Mitchell spoke in the Honors College chapel Feb. 13 and will speak in communications classes today, before attending a dinner with Communication Department members tonight. The seminar tomorrow is from 9 a.m. to 4 p.m. and features four lectures from Mitchell about being a reporter, an investigative journalist, writing a book and writing a screenplay. April Fatula, faculty adviser for The Bison and Petit Jean, coordinated the seminar and said her idea was to focus on press freedom and media literacy.
“I think maybe making it a little broader for writing is appealing to a wider group of students,” Fatula said. “So I’m glad that we’re doing that.”
The idea for the seminar began when senior Nic Fraraccio, the editor-in-chief of The Bison last semester, asked Fatula to write a retrospective piece for the centennial year of the paper.
“I reached out to Jerry because… he just is really the embodiment of a Harding Department of Communication [and] journalism alum, and he was very involved in The Bison in his time as a student,” Fatula said.
Mitchell worked for The Bison from 1979-1982 as a news editor and wrote “Fifth Column,” a satirical column about life at Harding, which was later renamed to “From the inside looking out.” He became an investigative journalist, and his career includes writing Race Against Time, being a Pulitzer Prize finalist, receiving over 30 national awards and a MacArthur “genius” grant.
Mitchell’s work led to the convictions of four Ku Klux Klansmen in the assassination of Medgar Evers, bombing of a Birmingham church, and the deaths of James Chaney, Andy Goodman and Mickey Schwerner and the conviction of serial killer Felix Vail.
Mitchell asked Fatula if The Bison was doing anything to celebrate the anniversary, and that question started the planning of what evolved into this weekend’s seminar. Fatula said she wanted Mitchell to speak because of his message of justice and mercy and how he interacts with students. Fatula and some of The Bison staff recently heard Mitchell speak at the national College Media Association conference in New Orleans last semester.
“We come from a similar worldview and faith background, but his message was also really well received at that conference,” Fatula said. “And those are not all students who share that same faith background and maybe don’t come at the concept of justice and mercy the same way that we do as Christians.”
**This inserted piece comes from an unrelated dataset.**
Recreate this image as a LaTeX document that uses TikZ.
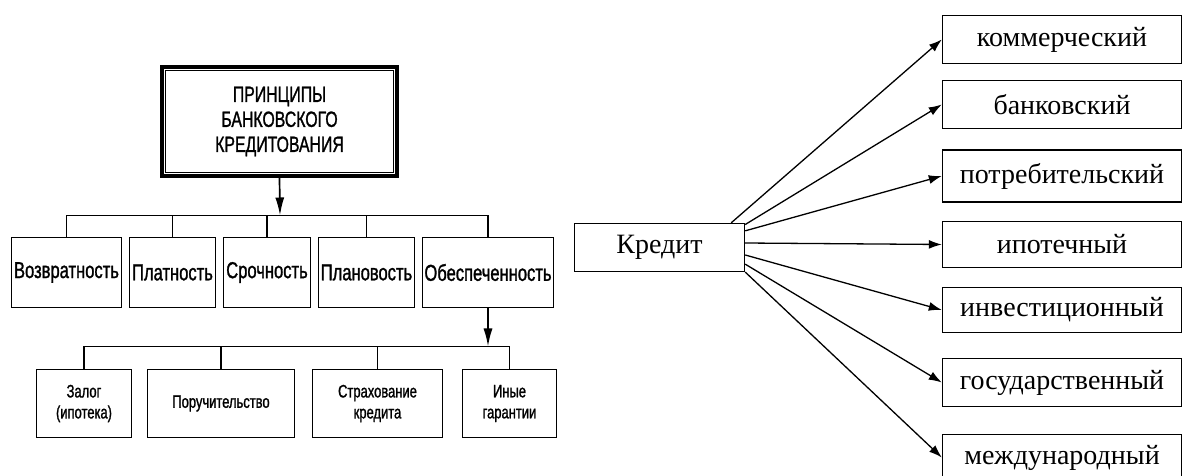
\documentclass[tikz,border=0pt]{standalone}
\usepackage{fontspec}
\setmainfont{Liberation Serif}
\newfontfamily\pfont{Liberation Sans}[FakeStretch=0.72,FakeBold=1.2]
\usetikzlibrary{arrows.meta,calc}

\tikzstyle{tbox}=[draw,line width=3.5pt,minimum width=235pt,minimum height=109pt,font=\pfont\fontsize{22}{25}\selectfont,align=center]
\tikzstyle{pbox}=[draw,line width=1.7pt,minimum height=70pt,inner sep=1pt,font=\pfont\fontsize{23}{24}\selectfont]
\tikzstyle{gbox}=[draw,line width=1.7pt,minimum height=68pt,inner sep=1pt,font=\pfont\fontsize{18}{21}\selectfont,align=center]
\tikzstyle{kbox}=[draw,line width=1.4pt,minimum width=239pt,minimum height=48pt,font=\fontsize{28}{30}\selectfont]
\tikzstyle{link}=[line width=1.7pt]
\tikzstyle{parr}=[line width=1.7pt,-{Latex[length=18pt,width=9pt]}]
\tikzstyle{karr}=[line width=1.3pt,-{Latex[length=13pt,width=9pt]}]

\begin{document}
\begin{tikzpicture}[x=1pt,y=1pt]
        \useasboundingbox (0,0) rectangle (1184,476);

        % principles of bank lending
        \draw (279.5,354.5) node[tbox](pr){ПРИНЦИПЫ\\БАНКОВСКОГО\\КРЕДИТОВАНИЯ};
        \draw[line width=1pt] ($(pr.north west)+(4.8,-4.8)$) rectangle ($(pr.south east)+(-4.8,4.8)$);

        \draw (66.5,203.5)  node[pbox,minimum width=110pt](voz){Возвратность};
        \draw (172.5,203.5) node[pbox,minimum width=86pt](plat){Платность};
        \draw (267,203.5)   node[pbox,minimum width=87pt](sroch){Срочность};
        \draw (366.5,203.5) node[pbox,minimum width=96pt](plan){Плановость};
        \draw (488,203.5)   node[pbox,minimum width=131pt](obesp){Обеспеченность};

        \draw (84,72.5)    node[gbox,minimum width=95pt](zal){Залог\\(ипотека)};
        \draw (221,72.5)   node[gbox,minimum width=147pt](por){Поручительство};
        \draw (377.5,72.5) node[gbox,minimum width=130pt](strah){Страхование\\кредита};
        \draw (509.5,72.5) node[gbox,minimum width=94pt](ini){Иные\\гарантии};

        \coordinate (bus1) at (280,260.5);
        \coordinate (bus2) at (488,129.5);

        \draw[parr] (pr.south) -- (bus1);
        \draw[link] (voz.north) |- (bus1) -| (obesp.north);
        \draw[link] (plat.north) -- (plat.north |- bus1);
        \draw[link] (sroch.north) -- (sroch.north |- bus1);
        \draw[link] (plan.north) -- (plan.north |- bus1);

        \draw[parr] (obesp.south) -- (bus2);
        \draw[link] (zal.north) |- (bus2) -| (ini.north);
        \draw[link] (por.north) -- (por.north |- bus2);
        \draw[link] (strah.north) -- (strah.north |- bus2);

        % kinds of credit
        \draw (659.5,228.5) node[kbox,minimum width=170pt](kr){Кредит};

        \draw (1062,436.5) node[kbox](kom){коммерческий};
        \draw (1062,371.5) node[kbox](bank){банковский};
        \draw (1062,300)   node[kbox,minimum height=52pt](potr){потребительский};
        \draw (1062,231.5) node[kbox,minimum height=46pt](ip){ипотечный};
        \draw (1062,166)   node[kbox,minimum height=45pt](inv){инвестиционный};
        \draw (1062,93.5)  node[kbox](gos){государственный};
        \draw (1062,18.5)  node[kbox,minimum height=46pt](mezh){международный};

        \path
            (kr.19)    edge[karr]  (kom.west)
            (kr.15)    edge[karr]  (bank.west)
            (kr.11.6)  edge[karr]  (potr.west)
            (kr.3)     edge[karr]  (ip.west)
            (kr.-5)    edge[karr]  (inv.west)
            (kr.-11.6) edge[karr]  (gos.west)
            (kr.-16.5) edge[karr]  (mezh.west)
        ;
\end{tikzpicture}
\end{document}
Mitchell said believing in truth is one of the beauties of being a Christian because we can’t have justice until we have the truth. He also said that throughout his career, his faith deepened as he saw how God worked to establish truth and justice.
“God’s hand was involved in all of that, all those cases I worked on, no question in my mind,” Mitchell said. “After the conviction in the Dahmer case, I just dove into the Bible and started looking at ‘Okay, what does God think about justice, you know, what does he say about justice,’ and just looked at all the scriptures.”
Fraraccio said he first heard Mitchell speak during his freshman communications class with Dr. Jim Miller. He heard Mitchell speak and met Mitchell at the conference with Fatula last semester.
“Whenever I heard that I was getting to not only hear him speak but get to meet him again, I was super excited just because this is a guy where journalism kind of collided with a different type of field that we usually don’t see, which is more like investigative and also just involvement with the police,” Fraraccio said.